Every engineering team has felt it. A user files a bug report. A developer opens a ticket, spends an hour trying to reproduce it, can't — and marks it "can't reproduce."
The bug sits unresolved. The user keeps hitting it. Trust erodes.
#Why reproduction is broken
The problem isn't laziness. It's information loss. By the time a bug report reaches a developer, the exact conditions that triggered it are gone:
- Which browser? Which OS version?
- What were they doing 3 clicks before?
- Did any API calls fail silently?
- What was in the console?
A study found that 70% of reported bugs are either marked "can't reproduce" or closed as duplicates — not because they don't exist, but because developers lack the context to find them.

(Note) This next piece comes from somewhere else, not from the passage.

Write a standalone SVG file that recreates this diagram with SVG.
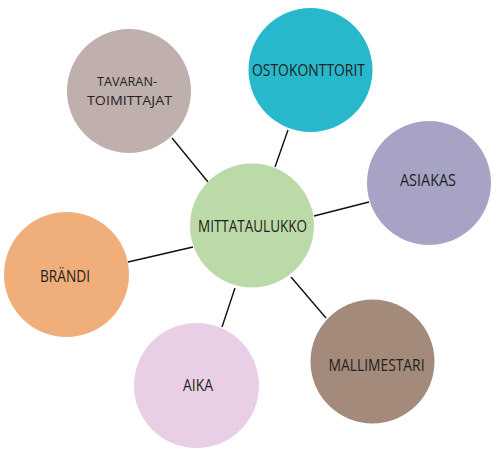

#What session replay changes
Session replay captures the full context of a bug automatically — before the developer even knows there's a problem:
User triggers a bug on your site
The PlayLog extension captures the session replay, console logs, network requests, and page state at the moment of failure.
User submits a bug report
They click "Report Bug" in the extension. The full session is attached automatically — no screenshots, no guessing.
Developer opens the report
They see the exact user journey, the console error, the failing network request, and an AI summary — everything needed to reproduce in seconds.
#The result
Bugs that used to take hours to reproduce now take seconds. Developers spend time fixing, not guessing.